Input data —
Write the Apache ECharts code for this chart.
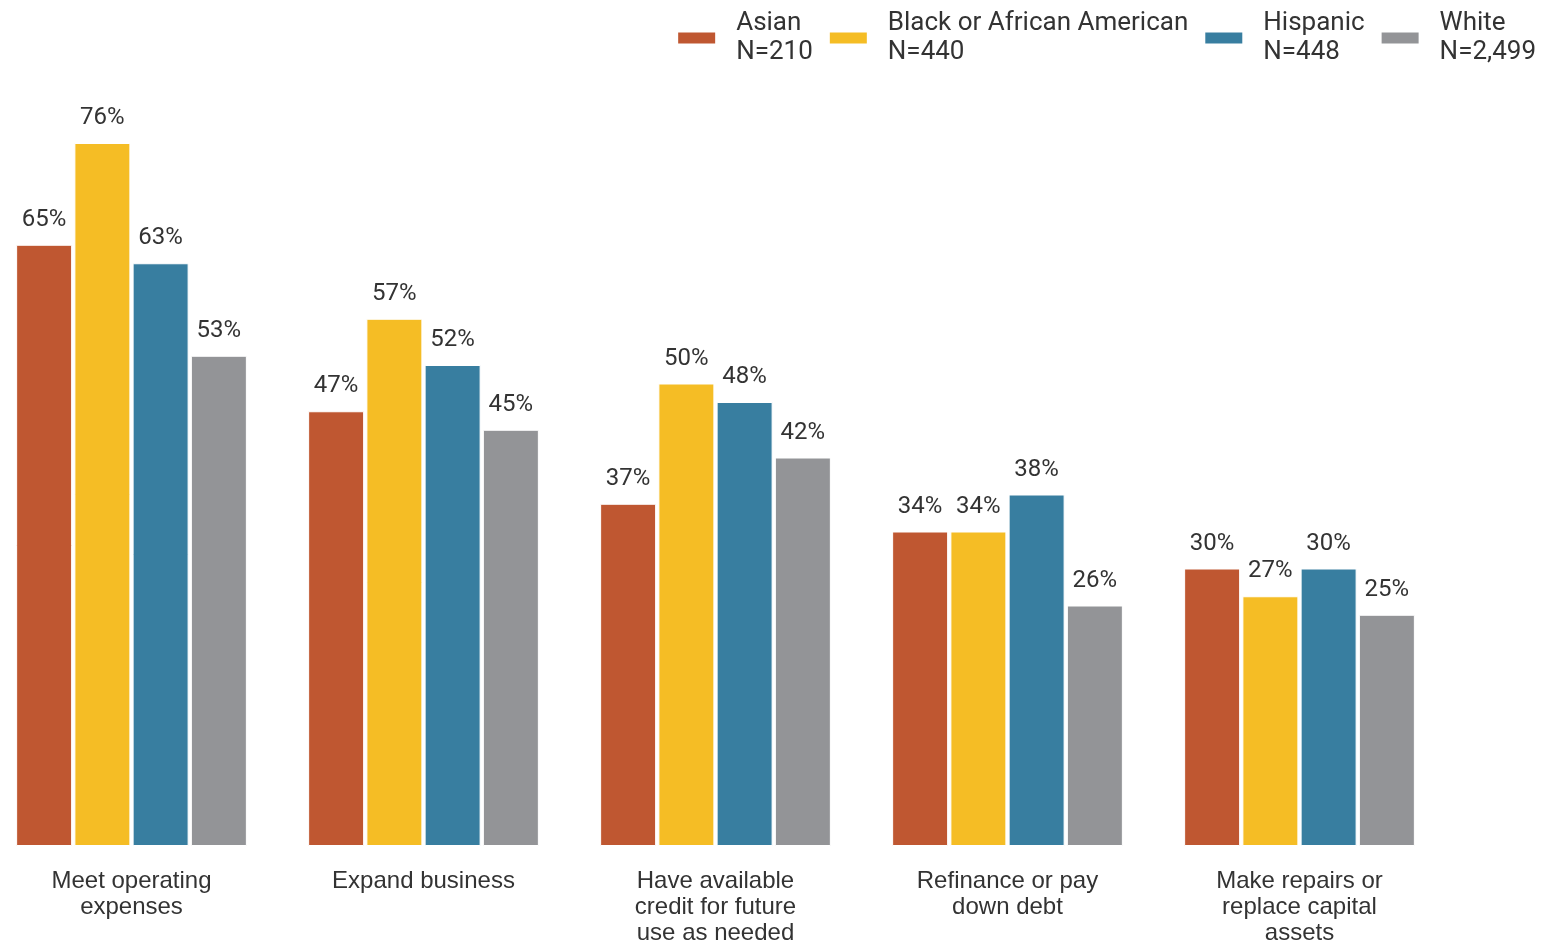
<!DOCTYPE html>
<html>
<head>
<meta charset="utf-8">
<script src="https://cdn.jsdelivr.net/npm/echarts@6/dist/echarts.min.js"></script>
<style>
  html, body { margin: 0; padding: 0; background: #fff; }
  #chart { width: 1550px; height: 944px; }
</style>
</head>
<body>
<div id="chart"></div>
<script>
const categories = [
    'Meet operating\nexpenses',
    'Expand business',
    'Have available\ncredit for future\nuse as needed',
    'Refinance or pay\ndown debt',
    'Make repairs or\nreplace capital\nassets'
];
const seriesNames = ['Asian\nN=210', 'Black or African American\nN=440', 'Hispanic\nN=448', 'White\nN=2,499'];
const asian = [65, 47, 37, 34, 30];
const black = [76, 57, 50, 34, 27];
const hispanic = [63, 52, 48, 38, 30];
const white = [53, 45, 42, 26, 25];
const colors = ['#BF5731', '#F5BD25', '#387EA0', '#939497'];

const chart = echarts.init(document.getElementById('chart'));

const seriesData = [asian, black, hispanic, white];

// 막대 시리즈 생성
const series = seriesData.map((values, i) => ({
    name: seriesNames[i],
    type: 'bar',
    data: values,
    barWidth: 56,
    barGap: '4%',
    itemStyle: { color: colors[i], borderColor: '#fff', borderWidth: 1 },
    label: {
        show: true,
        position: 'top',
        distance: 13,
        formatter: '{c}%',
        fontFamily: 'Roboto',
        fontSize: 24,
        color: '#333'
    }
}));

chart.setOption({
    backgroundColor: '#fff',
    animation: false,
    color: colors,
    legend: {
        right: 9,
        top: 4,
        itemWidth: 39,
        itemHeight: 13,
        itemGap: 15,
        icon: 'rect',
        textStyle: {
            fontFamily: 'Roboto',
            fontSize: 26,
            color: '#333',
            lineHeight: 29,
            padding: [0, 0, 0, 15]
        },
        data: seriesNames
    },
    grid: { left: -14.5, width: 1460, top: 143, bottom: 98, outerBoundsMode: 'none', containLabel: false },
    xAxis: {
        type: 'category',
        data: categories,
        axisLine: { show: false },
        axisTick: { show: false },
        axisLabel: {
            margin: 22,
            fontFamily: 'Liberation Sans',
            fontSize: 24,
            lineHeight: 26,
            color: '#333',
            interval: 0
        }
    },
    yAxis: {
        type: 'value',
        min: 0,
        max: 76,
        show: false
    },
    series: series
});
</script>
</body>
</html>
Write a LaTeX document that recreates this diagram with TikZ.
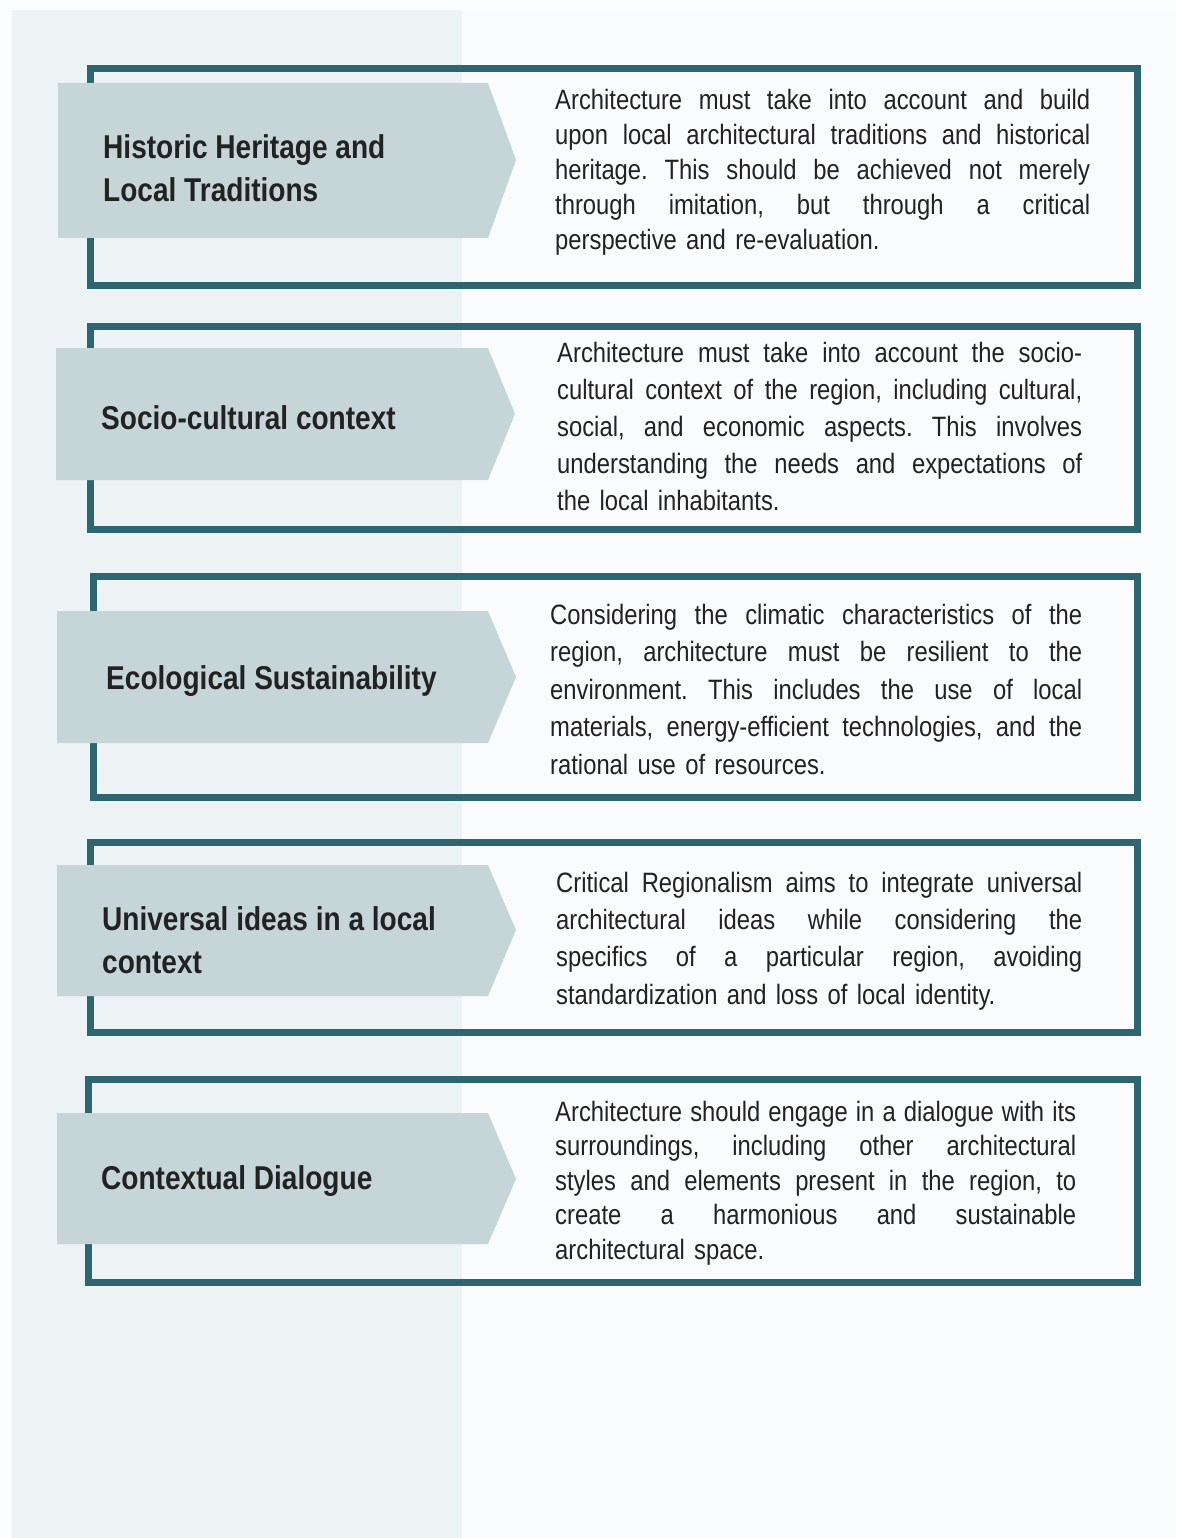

What is being asked —
Pictures are excluded; copy all other data exactly as shown.

Response —
Write the Apache ECharts code for this chart.
<!DOCTYPE html>
<html>
<head>
<meta charset="utf-8">
<script src="https://cdn.jsdelivr.net/npm/echarts@6/dist/echarts.min.js"></script>
<style>
  html, body { margin: 0; padding: 0; background: #fff; }
  #chart { width: 1550px; height: 944px; }
</style>
</head>
<body>
<div id="chart"></div>
<script>
const categories = [
    'Meet operating\nexpenses',
    'Expand business',
    'Have available\ncredit for future\nuse as needed',
    'Refinance or pay\ndown debt',
    'Make repairs or\nreplace capital\nassets'
];
const seriesNames = ['Asian\nN=210', 'Black or African American\nN=440', 'Hispanic\nN=448', 'White\nN=2,499'];
const asian = [65, 47, 37, 34, 30];
const black = [76, 57, 50, 34, 27];
const hispanic = [63, 52, 48, 38, 30];
const white = [53, 45, 42, 26, 25];
const colors = ['#BF5731', '#F5BD25', '#387EA0', '#939497'];

const chart = echarts.init(document.getElementById('chart'));

const seriesData = [asian, black, hispanic, white];

// 막대 시리즈 생성
const series = seriesData.map((values, i) => ({
    name: seriesNames[i],
    type: 'bar',
    data: values,
    barWidth: 56,
    barGap: '4%',
    itemStyle: { color: colors[i], borderColor: '#fff', borderWidth: 1 },
    label: {
        show: true,
        position: 'top',
        distance: 13,
        formatter: '{c}%',
        fontFamily: 'Roboto',
        fontSize: 24,
        color: '#333'
    }
}));

chart.setOption({
    backgroundColor: '#fff',
    animation: false,
    color: colors,
    legend: {
        right: 9,
        top: 4,
        itemWidth: 39,
        itemHeight: 13,
        itemGap: 15,
        icon: 'rect',
        textStyle: {
            fontFamily: 'Roboto',
            fontSize: 26,
            color: '#333',
            lineHeight: 29,
            padding: [0, 0, 0, 15]
        },
        data: seriesNames
    },
    grid: { left: -14.5, width: 1460, top: 143, bottom: 98, outerBoundsMode: 'none', containLabel: false },
    xAxis: {
        type: 'category',
        data: categories,
        axisLine: { show: false },
        axisTick: { show: false },
        axisLabel: {
            margin: 22,
            fontFamily: 'Liberation Sans',
            fontSize: 24,
            lineHeight: 26,
            color: '#333',
            interval: 0
        }
    },
    yAxis: {
        type: 'value',
        min: 0,
        max: 76,
        show: false
    },
    series: series
});
</script>
</body>
</html>
Write a LaTeX document that recreates this diagram with TikZ.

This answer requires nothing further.